Aim of the task:
Transcribe the listing exactly, leaving out every picture.

Recorded information:
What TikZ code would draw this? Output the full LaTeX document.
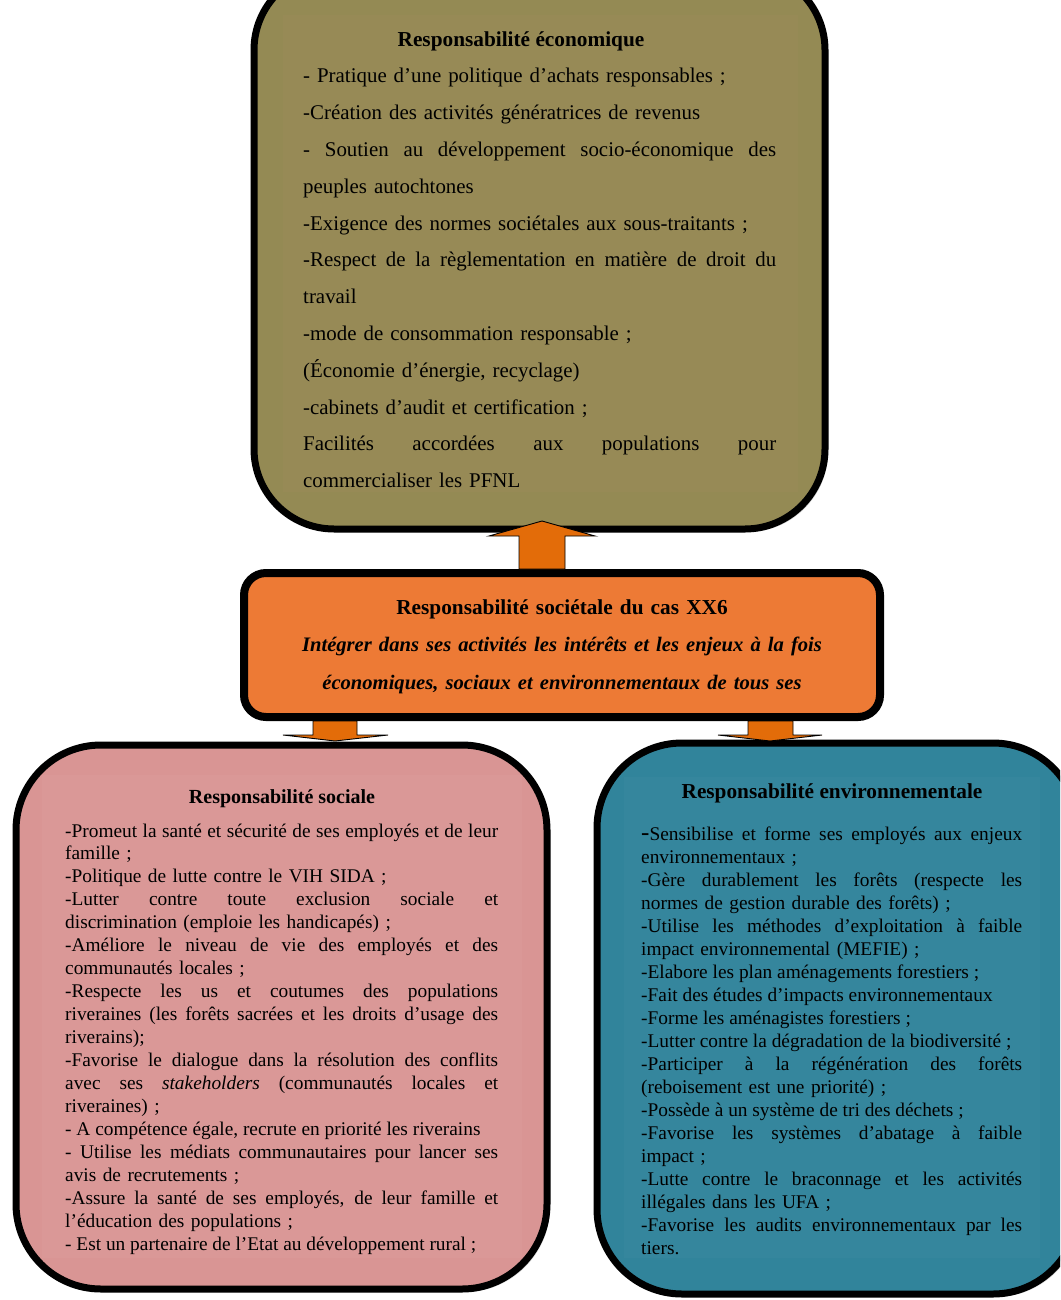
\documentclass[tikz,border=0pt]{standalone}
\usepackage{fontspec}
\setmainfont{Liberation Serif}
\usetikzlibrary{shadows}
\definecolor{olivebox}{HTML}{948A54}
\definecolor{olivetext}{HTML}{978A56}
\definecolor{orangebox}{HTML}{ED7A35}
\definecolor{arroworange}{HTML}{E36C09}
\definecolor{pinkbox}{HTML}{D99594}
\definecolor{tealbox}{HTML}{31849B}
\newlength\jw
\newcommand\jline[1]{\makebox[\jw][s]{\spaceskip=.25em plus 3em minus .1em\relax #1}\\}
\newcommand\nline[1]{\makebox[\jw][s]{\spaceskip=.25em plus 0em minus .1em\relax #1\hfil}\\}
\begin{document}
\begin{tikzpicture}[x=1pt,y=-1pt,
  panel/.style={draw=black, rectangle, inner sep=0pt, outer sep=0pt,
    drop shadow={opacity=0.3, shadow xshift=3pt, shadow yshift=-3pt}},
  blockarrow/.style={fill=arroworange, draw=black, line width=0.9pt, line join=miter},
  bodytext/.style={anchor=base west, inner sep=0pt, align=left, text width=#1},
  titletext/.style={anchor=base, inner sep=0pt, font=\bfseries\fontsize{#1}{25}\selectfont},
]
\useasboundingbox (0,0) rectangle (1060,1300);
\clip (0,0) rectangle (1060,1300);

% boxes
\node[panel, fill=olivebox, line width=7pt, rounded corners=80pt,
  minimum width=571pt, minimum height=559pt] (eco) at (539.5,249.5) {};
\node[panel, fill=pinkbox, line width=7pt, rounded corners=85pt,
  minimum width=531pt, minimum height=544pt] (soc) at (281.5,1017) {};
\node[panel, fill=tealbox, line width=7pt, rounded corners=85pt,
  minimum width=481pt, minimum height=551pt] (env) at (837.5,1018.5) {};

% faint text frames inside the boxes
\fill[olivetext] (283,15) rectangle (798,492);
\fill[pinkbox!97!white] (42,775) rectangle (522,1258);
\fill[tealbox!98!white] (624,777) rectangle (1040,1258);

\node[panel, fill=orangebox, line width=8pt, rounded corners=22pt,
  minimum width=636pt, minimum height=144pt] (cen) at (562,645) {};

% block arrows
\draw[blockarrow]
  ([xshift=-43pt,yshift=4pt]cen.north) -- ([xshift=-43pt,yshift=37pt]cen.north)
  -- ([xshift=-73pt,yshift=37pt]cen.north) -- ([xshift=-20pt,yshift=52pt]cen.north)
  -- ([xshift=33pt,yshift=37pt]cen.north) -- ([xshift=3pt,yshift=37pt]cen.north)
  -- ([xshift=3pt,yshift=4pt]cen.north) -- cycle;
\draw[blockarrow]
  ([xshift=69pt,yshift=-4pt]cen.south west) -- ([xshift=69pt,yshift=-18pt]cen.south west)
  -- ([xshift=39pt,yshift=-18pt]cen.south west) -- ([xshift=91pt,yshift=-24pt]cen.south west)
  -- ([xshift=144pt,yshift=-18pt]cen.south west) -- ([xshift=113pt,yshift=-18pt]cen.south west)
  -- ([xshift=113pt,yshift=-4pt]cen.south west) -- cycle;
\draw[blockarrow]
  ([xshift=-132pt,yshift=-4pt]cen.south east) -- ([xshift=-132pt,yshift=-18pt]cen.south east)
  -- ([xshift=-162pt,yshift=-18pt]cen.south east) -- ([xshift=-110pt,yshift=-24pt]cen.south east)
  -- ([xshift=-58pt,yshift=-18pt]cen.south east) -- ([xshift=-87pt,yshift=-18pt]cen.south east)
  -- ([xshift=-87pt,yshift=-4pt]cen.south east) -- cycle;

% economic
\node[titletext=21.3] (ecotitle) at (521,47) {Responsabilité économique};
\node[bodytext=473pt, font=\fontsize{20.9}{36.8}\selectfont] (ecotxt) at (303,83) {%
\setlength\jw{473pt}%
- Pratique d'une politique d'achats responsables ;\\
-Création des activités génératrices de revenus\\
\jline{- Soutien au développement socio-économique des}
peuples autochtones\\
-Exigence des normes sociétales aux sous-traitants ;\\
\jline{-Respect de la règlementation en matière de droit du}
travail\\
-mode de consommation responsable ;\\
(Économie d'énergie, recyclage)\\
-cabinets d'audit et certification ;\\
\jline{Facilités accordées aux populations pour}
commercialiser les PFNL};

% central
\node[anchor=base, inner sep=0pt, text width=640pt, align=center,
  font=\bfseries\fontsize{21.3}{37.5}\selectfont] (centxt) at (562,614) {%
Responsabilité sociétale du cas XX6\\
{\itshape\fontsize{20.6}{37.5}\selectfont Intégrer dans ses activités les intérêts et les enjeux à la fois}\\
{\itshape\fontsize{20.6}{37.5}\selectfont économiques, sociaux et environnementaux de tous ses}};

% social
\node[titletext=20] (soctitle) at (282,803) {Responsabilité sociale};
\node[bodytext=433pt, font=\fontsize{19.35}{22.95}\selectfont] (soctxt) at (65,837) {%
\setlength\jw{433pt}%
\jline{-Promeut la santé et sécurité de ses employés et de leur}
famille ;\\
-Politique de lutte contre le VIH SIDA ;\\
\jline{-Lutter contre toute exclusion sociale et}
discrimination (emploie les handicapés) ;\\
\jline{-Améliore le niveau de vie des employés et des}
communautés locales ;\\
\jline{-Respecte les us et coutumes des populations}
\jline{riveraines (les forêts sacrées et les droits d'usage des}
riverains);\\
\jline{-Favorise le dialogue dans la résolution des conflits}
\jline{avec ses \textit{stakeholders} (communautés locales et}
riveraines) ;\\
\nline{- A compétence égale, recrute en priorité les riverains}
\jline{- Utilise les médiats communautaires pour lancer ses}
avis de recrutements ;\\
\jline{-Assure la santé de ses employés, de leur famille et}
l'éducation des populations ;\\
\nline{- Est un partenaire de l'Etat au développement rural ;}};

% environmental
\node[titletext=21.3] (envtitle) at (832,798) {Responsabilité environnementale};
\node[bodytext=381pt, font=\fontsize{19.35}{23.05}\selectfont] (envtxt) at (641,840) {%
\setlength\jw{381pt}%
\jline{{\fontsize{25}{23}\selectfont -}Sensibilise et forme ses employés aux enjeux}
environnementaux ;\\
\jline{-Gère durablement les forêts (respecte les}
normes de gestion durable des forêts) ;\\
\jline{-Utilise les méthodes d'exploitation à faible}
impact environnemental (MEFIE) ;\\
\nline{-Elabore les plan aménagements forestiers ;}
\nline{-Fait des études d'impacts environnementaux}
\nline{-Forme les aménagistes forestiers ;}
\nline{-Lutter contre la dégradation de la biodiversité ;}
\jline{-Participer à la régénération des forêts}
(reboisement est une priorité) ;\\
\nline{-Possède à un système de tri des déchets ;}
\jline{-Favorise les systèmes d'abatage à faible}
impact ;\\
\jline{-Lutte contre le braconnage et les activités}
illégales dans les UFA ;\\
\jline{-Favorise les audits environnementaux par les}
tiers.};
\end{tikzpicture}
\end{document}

Correct result:
What TikZ code would draw this? Output the full LaTeX document.
\documentclass[tikz,border=0pt]{standalone}
\usepackage{fontspec}
\setmainfont{Liberation Serif}
\usetikzlibrary{shadows}
\definecolor{olivebox}{HTML}{948A54}
\definecolor{olivetext}{HTML}{978A56}
\definecolor{orangebox}{HTML}{ED7A35}
\definecolor{arroworange}{HTML}{E36C09}
\definecolor{pinkbox}{HTML}{D99594}
\definecolor{tealbox}{HTML}{31849B}
\newlength\jw
\newcommand\jline[1]{\makebox[\jw][s]{\spaceskip=.25em plus 3em minus .1em\relax #1}\\}
\newcommand\nline[1]{\makebox[\jw][s]{\spaceskip=.25em plus 0em minus .1em\relax #1\hfil}\\}
\begin{document}
\begin{tikzpicture}[x=1pt,y=-1pt,
  panel/.style={draw=black, rectangle, inner sep=0pt, outer sep=0pt,
    drop shadow={opacity=0.3, shadow xshift=3pt, shadow yshift=-3pt}},
  blockarrow/.style={fill=arroworange, draw=black, line width=0.9pt, line join=miter},
  bodytext/.style={anchor=base west, inner sep=0pt, align=left, text width=#1},
  titletext/.style={anchor=base, inner sep=0pt, font=\bfseries\fontsize{#1}{25}\selectfont},
]
\useasboundingbox (0,0) rectangle (1060,1300);
\clip (0,0) rectangle (1060,1300);

% boxes
\node[panel, fill=olivebox, line width=7pt, rounded corners=80pt,
  minimum width=571pt, minimum height=559pt] (eco) at (539.5,249.5) {};
\node[panel, fill=pinkbox, line width=7pt, rounded corners=85pt,
  minimum width=531pt, minimum height=544pt] (soc) at (281.5,1017) {};
\node[panel, fill=tealbox, line width=7pt, rounded corners=85pt,
  minimum width=481pt, minimum height=551pt] (env) at (837.5,1018.5) {};

% faint text frames inside the boxes
\fill[olivetext] (283,15) rectangle (798,492);
\fill[pinkbox!97!white] (42,775) rectangle (522,1258);
\fill[tealbox!98!white] (624,777) rectangle (1040,1258);

\node[panel, fill=orangebox, line width=8pt, rounded corners=22pt,
  minimum width=636pt, minimum height=144pt] (cen) at (562,645) {};

% block arrows
\draw[blockarrow]
  ([xshift=-43pt,yshift=4pt]cen.north) -- ([xshift=-43pt,yshift=37pt]cen.north)
  -- ([xshift=-73pt,yshift=37pt]cen.north) -- ([xshift=-20pt,yshift=52pt]cen.north)
  -- ([xshift=33pt,yshift=37pt]cen.north) -- ([xshift=3pt,yshift=37pt]cen.north)
  -- ([xshift=3pt,yshift=4pt]cen.north) -- cycle;
\draw[blockarrow]
  ([xshift=69pt,yshift=-4pt]cen.south west) -- ([xshift=69pt,yshift=-18pt]cen.south west)
  -- ([xshift=39pt,yshift=-18pt]cen.south west) -- ([xshift=91pt,yshift=-24pt]cen.south west)
  -- ([xshift=144pt,yshift=-18pt]cen.south west) -- ([xshift=113pt,yshift=-18pt]cen.south west)
  -- ([xshift=113pt,yshift=-4pt]cen.south west) -- cycle;
\draw[blockarrow]
  ([xshift=-132pt,yshift=-4pt]cen.south east) -- ([xshift=-132pt,yshift=-18pt]cen.south east)
  -- ([xshift=-162pt,yshift=-18pt]cen.south east) -- ([xshift=-110pt,yshift=-24pt]cen.south east)
  -- ([xshift=-58pt,yshift=-18pt]cen.south east) -- ([xshift=-87pt,yshift=-18pt]cen.south east)
  -- ([xshift=-87pt,yshift=-4pt]cen.south east) -- cycle;

% economic
\node[titletext=21.3] (ecotitle) at (521,47) {Responsabilité économique};
\node[bodytext=473pt, font=\fontsize{20.9}{36.8}\selectfont] (ecotxt) at (303,83) {%
\setlength\jw{473pt}%
- Pratique d'une politique d'achats responsables ;\\
-Création des activités génératrices de revenus\\
\jline{- Soutien au développement socio-économique des}
peuples autochtones\\
-Exigence des normes sociétales aux sous-traitants ;\\
\jline{-Respect de la règlementation en matière de droit du}
travail\\
-mode de consommation responsable ;\\
(Économie d'énergie, recyclage)\\
-cabinets d'audit et certification ;\\
\jline{Facilités accordées aux populations pour}
commercialiser les PFNL};

% central
\node[anchor=base, inner sep=0pt, text width=640pt, align=center,
  font=\bfseries\fontsize{21.3}{37.5}\selectfont] (centxt) at (562,614) {%
Responsabilité sociétale du cas XX6\\
{\itshape\fontsize{20.6}{37.5}\selectfont Intégrer dans ses activités les intérêts et les enjeux à la fois}\\
{\itshape\fontsize{20.6}{37.5}\selectfont économiques, sociaux et environnementaux de tous ses}};

% social
\node[titletext=20] (soctitle) at (282,803) {Responsabilité sociale};
\node[bodytext=433pt, font=\fontsize{19.35}{22.95}\selectfont] (soctxt) at (65,837) {%
\setlength\jw{433pt}%
\jline{-Promeut la santé et sécurité de ses employés et de leur}
famille ;\\
-Politique de lutte contre le VIH SIDA ;\\
\jline{-Lutter contre toute exclusion sociale et}
discrimination (emploie les handicapés) ;\\
\jline{-Améliore le niveau de vie des employés et des}
communautés locales ;\\
\jline{-Respecte les us et coutumes des populations}
\jline{riveraines (les forêts sacrées et les droits d'usage des}
riverains);\\
\jline{-Favorise le dialogue dans la résolution des conflits}
\jline{avec ses \textit{stakeholders} (communautés locales et}
riveraines) ;\\
\nline{- A compétence égale, recrute en priorité les riverains}
\jline{- Utilise les médiats communautaires pour lancer ses}
avis de recrutements ;\\
\jline{-Assure la santé de ses employés, de leur famille et}
l'éducation des populations ;\\
\nline{- Est un partenaire de l'Etat au développement rural ;}};

% environmental
\node[titletext=21.3] (envtitle) at (832,798) {Responsabilité environnementale};
\node[bodytext=381pt, font=\fontsize{19.35}{23.05}\selectfont] (envtxt) at (641,840) {%
\setlength\jw{381pt}%
\jline{{\fontsize{25}{23}\selectfont -}Sensibilise et forme ses employés aux enjeux}
environnementaux ;\\
\jline{-Gère durablement les forêts (respecte les}
normes de gestion durable des forêts) ;\\
\jline{-Utilise les méthodes d'exploitation à faible}
impact environnemental (MEFIE) ;\\
\nline{-Elabore les plan aménagements forestiers ;}
\nline{-Fait des études d'impacts environnementaux}
\nline{-Forme les aménagistes forestiers ;}
\nline{-Lutter contre la dégradation de la biodiversité ;}
\jline{-Participer à la régénération des forêts}
(reboisement est une priorité) ;\\
\nline{-Possède à un système de tri des déchets ;}
\jline{-Favorise les systèmes d'abatage à faible}
impact ;\\
\jline{-Lutte contre le braconnage et les activités}
illégales dans les UFA ;\\
\jline{-Favorise les audits environnementaux par les}
tiers.};
\end{tikzpicture}
\end{document}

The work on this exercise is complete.